Turning to the second prong, the court finds that, at the motion-to-dismiss stage, the allegations made by plaintiffs here “provide sufficient indicia” that they “incurred irrevocable liability to purchase the ADRs in the United States.” As such, this court finds sufficient allegations in the amended complaint to justify the potential application of § 10(b) and Rule 10b-5 in this case.

Securities fraud

There are two primary false statements in the amended complaint: (1) the actual name change announcement and (2) the company’s initial reassurances to numerous journalists that the name change was no joke and which were reported publicly soon thereafter. The allegations lead this court to conclude that “a reasonable jury could find it ‘substantially likely’ that a reasonable investor would believe that the disclosure of [the name change] (and nothing but the disclosure of the name change) would alter the ‘total mix’ of information available to the reasonable investor.”

However plaintiffs have not alleged with particularity that Volkswagen AG provided final approval over the press release and its details. On this ground alone, plaintiffs have not sufficiently alleged an actionable securities fraud claim against Volkswagen AG. But given plaintiffs’ claim is not implausible as a matter of law, this court will allow plaintiffs to amend their allegations in a second amended complaint.

Turning to scienter, plaintiffs’ allegations allow this court, at this stage of the litigation, to find that the individual defendants “knew facts or had access to information suggesting [their] public statements were not accurate,” because the individual defendants later confirmed their understanding, from the beginning, that the name change and associated logistical changes were always meant to be a farse.

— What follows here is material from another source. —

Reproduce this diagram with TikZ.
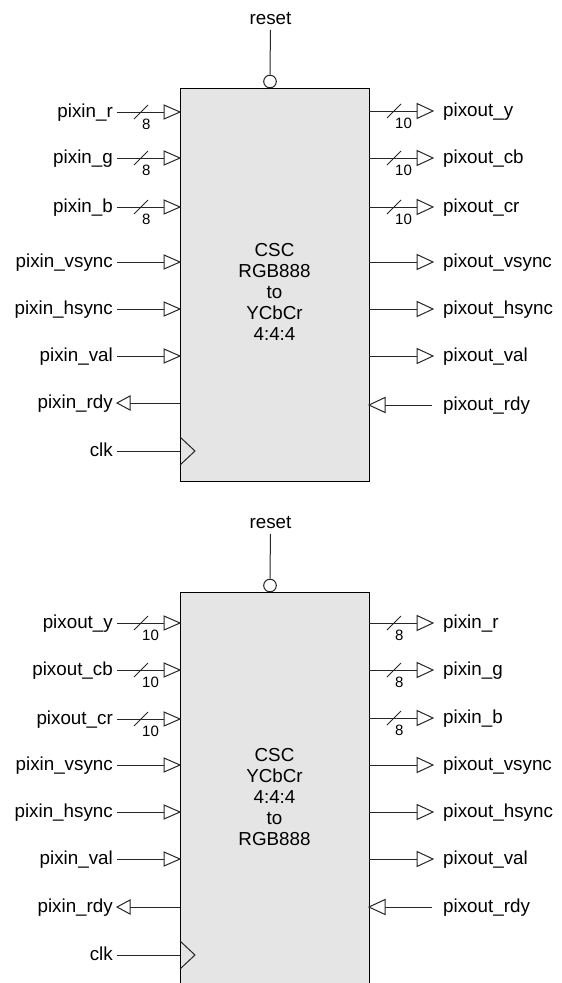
\documentclass[tikz,border=0pt]{standalone}
\usepackage{fontspec}
\setmainfont{Liberation Sans}
\newcommand\pinIn[3]{% name, y, label
  \node[sig, anchor=base east] (#1-l) at (113,#2+5.5) {#3};
  \coordinate (#1-w) at (117,#2);
  \coordinate (#1-p) at (180,#2);
  \coordinate (#1-t) at (164,#2);
  \draw[wire] (#1-w) -- (#1-t);
  \draw[pin] (#1-p) -- ++(-16,-7) -- ++(0,14) -- cycle;}
\newcommand\busL[3]{% name, y, width text
  \coordinate (#1-s) at (141,#2);
  \draw[wire] (#1-s) ++(-7,7) -- ++(14,-14);
  \node[buslbl, anchor=base west] (#1-n) at (142,#2+17.5) {#3};}
\newcommand\pinRdyL[3]{%
  \node[sig, anchor=base east] (#1-l) at (113,#2+5.5) {#3};
  \coordinate (#1-w) at (117,#2);
  \coordinate (#1-p) at (180,#2);
  \coordinate (#1-t) at (130,#2);
  \draw[wire] (#1-p) -- (#1-t);
  \draw[pin] (#1-w) -- ++(13,-7) -- ++(0,14) -- cycle;}
\newcommand\pinClk[3]{%
  \node[sig, anchor=base east] (#1-l) at (113,#2+5.5) {#3};
  \coordinate (#1-w) at (117,#2);
  \coordinate (#1-p) at (180,#2);
  \draw[wire] (#1-w) -- (#1-p);
  \draw[wire] (#1-p) ++(0,-14) -- ++(15,14) -- ++(-15,14);}
\newcommand\pinOut[3]{%
  \node[sig, anchor=base west] (#1-l) at (443,#2+5.5) {#3};
  \coordinate (#1-p) at (369,#2);
  \coordinate (#1-t) at (417,#2);
  \draw[wire] (#1-p) -- (#1-t);
  \draw[pin] (#1-t) -- ++(0,-7.5) -- ++(16,7.5) -- ++(-16,7.5) -- cycle;}
\newcommand\busR[3]{%
  \coordinate (#1-s) at (394,#2);
  \draw[wire] (#1-s) ++(-7,7) -- ++(14,-14);
  \node[buslbl, anchor=base west] (#1-n) at (395,#2+17.5) {#3};}
\newcommand\pinRdyR[3]{%
  \node[sig, anchor=base west] (#1-l) at (443,#2+5.5) {#3};
  \coordinate (#1-p) at (369,#2);
  \coordinate (#1-t) at (385,#2);
  \coordinate (#1-w) at (432,#2);
  \draw[wire] (#1-w) -- (#1-t);
  \draw[pin] (#1-p) -- ++(16,-7.5) -- ++(0,15) -- cycle;}
\begin{document}
\begin{tikzpicture}[x=1pt,y=-1pt,
  sig/.style={font=\fontsize{18.8}{21}\selectfont, inner sep=0pt},
  buslbl/.style={font=\fontsize{15}{17}\selectfont, inner sep=0pt},
  wire/.style={line width=1pt, draw=black!85},
  pin/.style={line width=1pt, draw=black!85, fill=white, line join=miter},
  blk/.style={draw=black, line width=1.1pt, fill=black!10, inner sep=0pt, anchor=north west},
  rstc/.style={circle, draw=black!85, line width=1pt, fill=white, minimum size=12.6pt, inner sep=0pt}]
\useasboundingbox (0,0) rectangle (562,983);
% ---------- top block ----------
\node[blk, minimum width=189pt, minimum height=393pt] (b1) at (180,88) {};
\node[sig, anchor=base] (r1) at (270.5,24.5) {reset};
\node[rstc] (c1) at (270,81.5) {};
\draw[wire, shorten <=5pt] (r1.south) -- (c1.north);
\foreach \t [count=\k] in {CSC,RGB888,to,YCbCr,4:4:4}
  \node[sig, anchor=base] (t1-\k) at (274.5,235.5+21*\k) {\t};
\pinIn{a1}{112}{pixin\_r}\busL{a1}{112}{8}
\pinIn{a2}{158}{pixin\_g}\busL{a2}{158}{8}
\pinIn{a3}{207}{pixin\_b}\busL{a3}{207}{8}
\pinIn{a4}{262}{pixin\_vsync}
\pinIn{a5}{309}{pixin\_hsync}
\pinIn{a6}{356}{pixin\_val}
\pinRdyL{a7}{403}{pixin\_rdy}
\pinClk{a8}{451}{clk}
\pinOut{o1}{111}{pixout\_y}\busR{o1}{111}{10}
\pinOut{o2}{158}{pixout\_cb}\busR{o2}{158}{10}
\pinOut{o3}{207}{pixout\_cr}\busR{o3}{207}{10}
\pinOut{o4}{262}{pixout\_vsync}
\pinOut{o5}{309}{pixout\_hsync}
\pinOut{o6}{356}{pixout\_val}
\pinRdyR{o7}{405}{pixout\_rdy}
% ---------- bottom block ----------
\node[blk, minimum width=189pt, minimum height=420pt] (b2) at (180,592) {};
\node[sig, anchor=base] (r2) at (270.5,528.5) {reset};
\node[rstc] (c2) at (270,585.5) {};
\draw[wire, shorten <=5pt] (r2.south) -- (c2.north);
\foreach \t [count=\k] in {CSC,YCbCr,4:4:4,to,RGB888}
  \node[sig, anchor=base] (t2-\k) at (274.5,740.5+21*\k) {\t};
\pinIn{d1}{623}{pixout\_y}\busL{d1}{623}{10}
\pinIn{d2}{670}{pixout\_cb}\busL{d2}{670}{10}
\pinIn{d3}{719}{pixout\_cr}\busL{d3}{719}{10}
\pinIn{d4}{765}{pixin\_vsync}
\pinIn{d5}{812}{pixin\_hsync}
\pinIn{d6}{859}{pixin\_val}
\pinRdyL{d7}{907}{pixin\_rdy}
\pinClk{d8}{955}{clk}
\pinOut{e1}{623}{pixin\_r}\busR{e1}{623}{8}
\pinOut{e2}{670}{pixin\_g}\busR{e2}{670}{8}
\pinOut{e3}{718}{pixin\_b}\busR{e3}{718}{8}
\pinOut{e4}{765}{pixout\_vsync}
\pinOut{e5}{812}{pixout\_hsync}
\pinOut{e6}{859}{pixout\_val}
\pinRdyR{e7}{907}{pixout\_rdy}
\end{tikzpicture}
\end{document}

Plaintiffs have also sufficiently alleged that the individual defendants are authorized agents of VWGoA. But given this court’s earlier determination that plaintiffs have not sufficiently pleaded Volkswagen AG exercised “ultimate authority” over VWGoA, this court is unable to attribute the severe recklessness of the individual defendants to Volkswagen AG by way of a “collective scienter” theory.

In connection with

Plaintiffs have sufficiently alleged that Volkswagen continues to play an active role in the unsponsored ADR program and that it was reasonable for investors to rely upon those alleged false statements. But they have not sufficiently pleaded that the alleged false statements by the individual defendants and VWGoA “coincide” with or “touch[]” the ADRs purchased by plaintiffs because the issuer of the underlying securities has not been shown to be liable under § 10(b).

Loss causation

This court finds that plaintiffs have, collectively, pleaded economic loss and loss causation. The declines in share price following the public revelation of the alleged false statement, could plausibly be understood to have impacted the share price after market close on March 30, 2021.


This court is not necessarily persuaded that the incident giving rise to this litigation was an April Fool’s joke gone wrong. However, based on § 10(b) of the Securities and Exchange Act and the Supreme Court’s clear teachings governing the disposition of matters such as those raised herein, this court cannot, based on the facts alleged in the amended complaint, allow the case to proceed.

Defendant’s motion to dismiss amended complaint granted.

In re Volkswagen AG Securities Litigation, Case No. 1:22-cv-00045, March 14, 2023. EDVA at Alexandria (Alston). VLW 023-3-125. 61 pp.